Ce fut en Virginie que la résistance commença; on voit dans les premières lettres de Washington que, quant à lui, il se faisait peu d'illusion. Simple colonel de milice coloniale, mais Anglais jusque dans la moelle des os, cette idée qu'on voulait le forcer de payer ce qu'il ne devait pas le révoltait, et il ne craignait pas d'entrevoir que si on poussait les choses à l'extrême, l'Angleterre perdrait l'Amérique ou l'écraserait. Toutefois ce ne fut pas Washington qui fut le promoteur de la résistance, ce fut un avocat jusqu'alors inconnu, qui venait d'entrer dans l'assemblée coloniale de la Virginie, Patrick Henry. Patrick Henry proposa à l'assemblée de prendre une résolution qui affirmât le droit qu'a tout citoyen de ne payer d'impôts que ceux que ses représentants ont votés. Ce vote public n'était rien comme déclaration de principe; ce qui en faisait la gravité, c'est qu'il proclamait la résistance à une loi du parlement. Ce fut alors que Patrick Henry prononça une phrase restée célèbre; l'orateur s'était engagé dans une voie difficile, il avait fait une sortie furieuse

contre le roi Georges, qui suivait, disait-il, les traces de tous les tyrans. Dans l'ardeur de l'improvisation, « Qu'il prenne garde, dit-il; César a eu son Brutus, Charles Ier a eu son Cromwell, et George III...» A ces paroles, ce fut une tempête dans l'assemblée, tout le monde se mit à crier, à interpeller l'orateur. « Georges III, continua paisiblement Patrick Henry, fera bien de profiter de la leçon. »

La Virginie était composée de grands propriétaires, gens raisonnables par position et qui aiment peu les révolutions; les colonies du centre, adonnées au commerce, étaient aussi peu faciles à entamer. L'initiative de la Virginie décida du mouvement; tous les autres États se joignirent à elle. Au nord, chez les populations puritaines, la passion était vive, on s'effrayait moins de la résistance à l'Angleterre.

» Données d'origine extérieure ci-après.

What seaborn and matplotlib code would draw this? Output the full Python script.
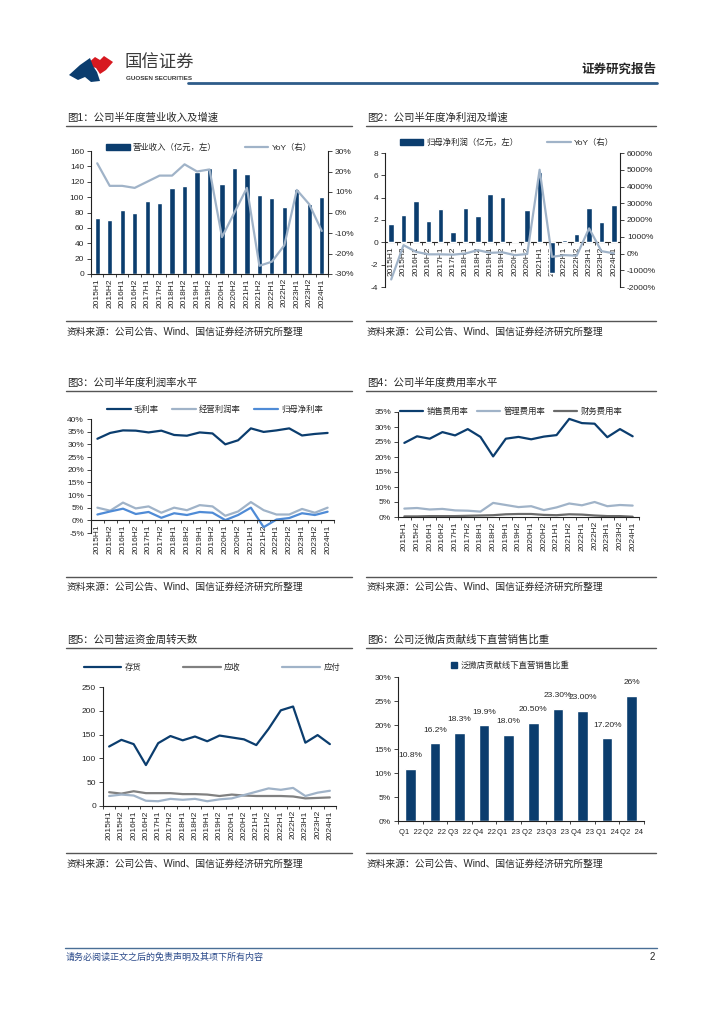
import numpy as np
import pandas as pd
import matplotlib
matplotlib.use('Agg')
import matplotlib.pyplot as plt
import seaborn as sns
from matplotlib.lines import Line2D
from matplotlib.patches import Patch, Polygon
from matplotlib.ticker import FuncFormatter

# ---- data ----
halves = ['2015H1', '2015H2', '2016H1', '2016H2', '2017H1', '2017H2', '2018H1', '2018H2',
          '2019H1', '2019H2', '2020H1', '2020H2', '2021H1', '2021H2', '2022H1', '2022H2',
          '2023H1', '2023H2', '2024H1']

revenue = [73, 70, 83, 79, 95, 92, 112, 114, 133, 138, 117, 138, 130, 103, 99, 87, 110, 91, 100]
revenue_yoy = [24, 13, 13, 12, 15, 18, 18, 23.5, 20, 21, -12, 0, 12, -26, -24, -16, 11, 4, -9]

profit = [1.65, 2.45, 3.7, 1.9, 3.0, 0.95, 3.05, 2.35, 4.3, 4.05, 0.1, 2.9, 6.3, -2.75, 0.2, 0.75,
          3.05, 1.8, 3.35]
profit_yoy = [-1550, 500, 100, -50, -50, -70, 0, 200, 40, 70, -100, -30, 5000, -200, -97, -130,
              1500, 140, 10]

gross_margin = [32.2, 34.5, 35.5, 35.4, 34.7, 35.4, 33.7, 33.4, 34.7, 34.3, 30.0, 31.6, 36.3, 34.9,
                35.5, 36.3, 33.5, 34.1, 34.5]
op_margin = [5.0, 3.8, 7.0, 4.7, 5.5, 3.0, 5.0, 4.0, 6.0, 5.5, 1.8, 3.5, 7.2, 4.0, 2.3, 2.3, 4.5,
             3.0, 5.0]
net_margin = [2.3, 3.5, 4.6, 2.5, 3.3, 1.0, 2.8, 2.1, 3.3, 3.0, 0.1, 2.1, 5.0, -2.7, 0.3, 0.9, 2.8,
              2.1, 3.4]

sell_rate = [24.7, 26.9, 26.1, 28.3, 27.2, 29.3, 26.7, 20.2, 26.1, 26.7, 25.9, 26.8, 27.3, 32.7,
             31.3, 31.1, 26.6, 29.3, 26.9]
admin_rate = [2.8, 3.0, 2.5, 2.7, 2.2, 2.1, 1.8, 4.7, 4.0, 3.3, 3.6, 2.3, 3.2, 4.5, 3.9, 5.0, 3.6,
              4.0, 3.8]
fin_rate = [0.2, 0.2, 0.3, 0.3, 0.3, 0.4, 0.5, 0.6, 0.9, 1.0, 1.0, 0.7, 0.6, 0.9, 0.8, 0.5, 0.3,
            0.3, 0.1]

inv_days = [125, 139, 130, 86, 132, 147, 138, 146, 136, 148, 144, 140, 128, 162, 201, 209, 133,
            149, 130]
ar_days = [29, 26, 31, 27, 27, 27, 25, 25, 24, 21, 24, 22, 21, 21, 21, 20, 16, 17, 18]
ap_days = [21, 24, 22, 11, 10, 15, 13, 15, 10, 14, 16, 23, 30, 37, 34, 38, 21, 28, 32]

quarters = ['Q1  22', 'Q2  22', 'Q3  22', 'Q4  22', 'Q1  23', 'Q2  23', 'Q3  23',
            'Q4  23', 'Q1  24', 'Q2  24']
store_share = [10.8, 16.2, 18.3, 19.9, 18.0, 20.5, 23.3, 23.0, 17.2, 26.0]
store_share_text = ['10.8%', '16.2%', '18.3%', '19.9%', '18.0%', '20.50%', '23.30%', '23.00%',
                    '17.20%', '26%']

# ---- style ----
sns.set_style('ticks')
plt.rcParams['font.family'] = ['Liberation Sans', 'Noto Sans CJK SC', 'DejaVu Sans']
plt.rcParams['axes.unicode_minus'] = False

navy = '#0B3D6E'
light = '#A0B3C8'
blue = '#4F8BD6'
grey = '#808080'
dgrey = '#6A6A6A'

W, H = 724, 1024
fig = plt.figure(figsize=(W / 100, H / 100), dpi=100)


def box(l, t, r, b):
    return [l / W, 1 - b / H, (r - l) / W, (b - t) / H]


def pct(v, pos):
    return f'{v:.0f}%'


def style(ax, zero_axis=False):
    sns.despine(ax=ax)
    for s in ['left', 'bottom']:
        ax.spines[s].set_linewidth(0.8)
        ax.spines[s].set_color('#222222')
    ax.tick_params(axis='y', labelsize=6, length=3, width=0.6, pad=2)
    ax.tick_params(axis='x', which='major', labelsize=6, length=0, pad=3, rotation=90)
    ax.set_xticks(np.arange(-0.5, len(halves), 1), minor=True)
    ax.tick_params(axis='x', which='minor', length=2.5, width=0.6)
    ax.set_xlim(-0.5, len(halves) - 0.5)
    ax.set_xlabel('')
    ax.set_ylabel('')
    if zero_axis:
        ax.spines['bottom'].set_position(('data', 0))


def right_axis(ax):
    for s in ['left', 'top', 'bottom']:
        ax.spines[s].set_visible(False)
    ax.spines['right'].set_visible(True)
    ax.spines['right'].set_linewidth(0.8)
    ax.spines['right'].set_color('#222222')
    ax.tick_params(axis='y', labelsize=6, length=3, width=0.6, pad=2)
    ax.set_ylabel('')


def legend(handles, labels, cx, cy, spacing=1.0, hl=2.8):
    fig.legend(handles, labels, loc='center', bbox_to_anchor=(cx / W, 1 - cy / H),
               ncol=len(handles), frameon=False, fontsize=6, handlelength=hl,
               handletextpad=0.4, columnspacing=spacing, borderaxespad=0)


# ---- page furniture ----
page = fig.add_axes([0, 0, 1, 1])
page.set_xlim(0, W)
page.set_ylim(H, 0)
page.axis('off')

page.add_patch(Polygon([(86, 65), (95, 57), (100, 60), (104, 56), (113, 62), (106, 70),
                        (100, 74), (96, 68)], closed=True, color='#D71920', lw=0))
page.add_patch(Polygon([(69, 75), (80, 65), (90, 58), (93, 66), (97, 72), (100, 81), (91, 82),
                        (85, 77), (78, 80)], closed=True, color='#0B3D6E', lw=0))
page.text(125, 63, '国信证券', fontsize=12.5, color='#3a3a3a', va='center', ha='left')
page.text(126, 78, 'GUOSEN SECURITIES', fontsize=4.5, color='#3a3a3a', va='center',
          ha='left', fontweight='bold')
page.text(656, 70, '证券研究报告', fontsize=9, fontweight='bold', ha='right', va='center')
page.plot([188, 657], [83, 83], color='#2E5C8A', lw=2)

page.plot([65, 657], [948, 948], color='#4a6f96', lw=1)
page.text(66, 957, '请务必阅读正文之后的免责声明及其项下所有内容', fontsize=6.5,
          color='#2b4a8a', va='center', ha='left', style='italic')
page.text(655, 957, '2', fontsize=7, va='center', ha='right')

titles = ['图1：公司半年度营业收入及增速', '图2：公司半年度净利润及增速',
          '图3：公司半年度利润率水平', '图4：公司半年度费用率水平',
          '图5：公司营运资金周转天数', '图6：公司泛微店贡献线下直营销售比重']
src = '资料来源：公司公告、Wind、国信证券经济研究所整理'
rows = [(118, 126, 321, 332), (383, 391, 577, 587), (640, 648, 853, 864)]
cols = [(66, 352), (366, 656)]
for i, (ty, ly, sy, st) in enumerate(rows):
    for j, (x0, x1) in enumerate(cols):
        page.text(x0 + 1, ty, titles[i * 2 + j], fontsize=7.5, va='center', ha='left')
        page.plot([x0, x1], [ly, ly], color='#555555', lw=1)
        page.plot([x0, x1], [sy, sy], color='#555555', lw=1)
        page.text(x0 + 1, st, src, fontsize=7, va='center', ha='left')

# ---- 图1 ----
ax1 = fig.add_axes(box(91, 151, 328, 274))
sns.barplot(x=halves, y=revenue, color=navy, saturation=1, width=0.42, ax=ax1)
style(ax1)
ax1.set_ylim(0, 160)
ax1.set_yticks(range(0, 161, 20))
ax1b = ax1.twinx()
sns.lineplot(x=halves, y=revenue_yoy, color=light, lw=1.6, ax=ax1b)
right_axis(ax1b)
ax1b.set_ylim(-30, 30)
ax1b.set_yticks(range(-30, 31, 10))
ax1b.yaxis.set_major_formatter(FuncFormatter(pct))
ax1.set_xlim(-0.5, len(halves) - 0.5)
legend([Patch(color=navy), Line2D([], [], color=light, lw=1.6)],
       ['营业收入（亿元，左）', 'YoY（右）'], 209, 148, spacing=3.4)

# ---- 图2 ----
ax2 = fig.add_axes(box(385, 153, 620, 287))
sns.barplot(x=halves, y=profit, color=navy, saturation=1, width=0.45, ax=ax2, zorder=3)
style(ax2, zero_axis=True)
ax2.xaxis.set_zorder(0.5)
ax2.set_ylim(-4, 8)
ax2.set_yticks(range(-4, 9, 2))
ax2b = ax2.twinx()
sns.lineplot(x=halves, y=profit_yoy, color=light, lw=1.6, ax=ax2b)
right_axis(ax2b)
ax2b.set_ylim(-2000, 6000)
ax2b.set_yticks(range(-2000, 6001, 1000))
ax2b.yaxis.set_major_formatter(FuncFormatter(pct))
ax2.set_xlim(-0.5, len(halves) - 0.5)
legend([Patch(color=navy), Line2D([], [], color=light, lw=1.6)],
       ['归母净利润（亿元，左）', 'YoY（右）'], 507, 143, spacing=3.4)

# ---- 图3 ----
ax3 = fig.add_axes(box(91, 419, 334, 533))
sns.lineplot(x=halves, y=gross_margin, color=navy, lw=1.6, ax=ax3)
sns.lineplot(x=halves, y=op_margin, color=light, lw=1.6, ax=ax3)
sns.lineplot(x=halves, y=net_margin, color=blue, lw=1.6, ax=ax3)
style(ax3, zero_axis=True)
ax3.set_ylim(-5, 40)
ax3.set_yticks(range(-5, 41, 5))
ax3.yaxis.set_major_formatter(FuncFormatter(pct))
legend([Line2D([], [], color=c, lw=1.6) for c in (navy, light, blue)],
       ['毛利率', '经营利润率', '归母净利率'], 215, 410, spacing=1.6)

# ---- 图4 ----
ax4 = fig.add_axes(box(398, 412, 639, 517))
sns.lineplot(x=halves, y=sell_rate, color=navy, lw=1.6, ax=ax4)
sns.lineplot(x=halves, y=admin_rate, color=light, lw=1.6, ax=ax4)
sns.lineplot(x=halves, y=fin_rate, color=dgrey, lw=1.6, ax=ax4)
style(ax4)
ax4.set_ylim(0, 35)
ax4.set_yticks(range(0, 36, 5))
ax4.yaxis.set_major_formatter(FuncFormatter(pct))
legend([Line2D([], [], color=c, lw=1.6) for c in (navy, light, dgrey)],
       ['销售费用率', '管理费用率', '财务费用率'], 511, 412, spacing=1.0)

# ---- 图5 ----
ax5 = fig.add_axes(box(103, 687, 336, 806))
sns.lineplot(x=halves, y=inv_days, color=navy, lw=1.6, ax=ax5)
sns.lineplot(x=halves, y=ar_days, color=grey, lw=1.6, ax=ax5)
sns.lineplot(x=halves, y=ap_days, color=light, lw=1.6, ax=ax5)
style(ax5)
ax5.set_ylim(0, 250)
ax5.set_yticks(range(0, 251, 50))
legend([Line2D([], [], color=c, lw=1.6) for c in (navy, grey, light)],
       ['存货', '应收', '应付'], 212, 668, spacing=5.0, hl=4.5)

# ---- 图6 ----
ax6 = fig.add_axes(box(398, 677, 644, 821))
sns.barplot(x=quarters, y=store_share, color=navy, saturation=1, width=0.43, ax=ax6)
sns.despine(ax=ax6)
for s in ['left', 'bottom']:
    ax6.spines[s].set_linewidth(0.8)
    ax6.spines[s].set_color('#222222')
ax6.set_ylim(0, 30)
ax6.set_yticks(range(0, 31, 5))
ax6.yaxis.set_major_formatter(FuncFormatter(pct))
ax6.tick_params(axis='y', labelsize=6, length=3, width=0.6, pad=2)
ax6.tick_params(axis='x', which='major', labelsize=5.5, length=0, pad=6)
ax6.set_xticks(np.arange(-0.5, len(quarters), 1), minor=True)
ax6.tick_params(axis='x', which='minor', length=2.5, width=0.6)
ax6.set_xlim(-0.5, len(quarters) - 0.5)
ax6.set_xlabel('')
ax6.set_ylabel('')
ax6.bar_label(ax6.containers[0], labels=store_share_text, fontsize=6, padding=7)
legend([Patch(color=navy)], ['泛微店贡献线下直营销售比重'], 510, 666, hl=0.8)

fig.savefig('out.png', dpi=100)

C'est du Massachusetts que partit la proposition de réunir un congrès; cette idée n'était pas nouvelle. En 1754, lors de la guerre contre les Français, Franklin, le premier, l'avait mise en avant; mais il fallait qu'elle fût acceptée à la fois par les colonies et par le conseil du roi, et elle ne fut acceptée par personne, les colonies trouvant que dans le projet de Franklin il y avait une trop grande part faite à la royauté, et le conseil du roi une trop grande part faite aux colonies. Mais l'idée était restée. On proposa donc la réunion d'un congrès à New-York pour le mois d'octobre 1765. Le projet fut adopté partout. Il y eut pourtant quelque opposition dans la Caroline; il se trouva un orateur bel-esprit qui, voulant, par une ingénieuse comparaison, faire pénétrer la vérité dans l'esprit de ses auditeurs, leur dit: «< Vous allez faire là une étrange cuisine; le Massachusetts vous enverra son poisson et ses oignons, New-York son grain et sa farine, le Maryland et la Virginie leur tabac, la Caroline du Nord sa poix et son goudron, la Caroline du Sud son riz et son indigo, la Géorgie saupoudrera le tout avec de la sciure de bois. En vérité, cela sera un plat singulier! » Un autre orateur, un habitant de la campagne, prit la parole et dit qu'assurément il ne prendrait pas le gentleman qui venait de s'exprimer ainsi pour son cuisinier, mais que si l'on voulait envoyer au congrès des hommes intelligents, on pourrait y préparer un plat tout à fait digne de souverains. Son opinion l'emporta, la Caroline accepta le congrès.

On se réunit à New-York. A l'ouverture du congrès se présenta cette question: Quelle sera la position respective des colonies les unes visà-vis des autres; comment seront-elles représentées? Il y en avait de très-grandes et de très-petites, de très-peuplées et d'autres qui l'étaient beaucoup moins; on décida que chaque colonie n'aurait qu'une voix et que l'égalité serait parfaite.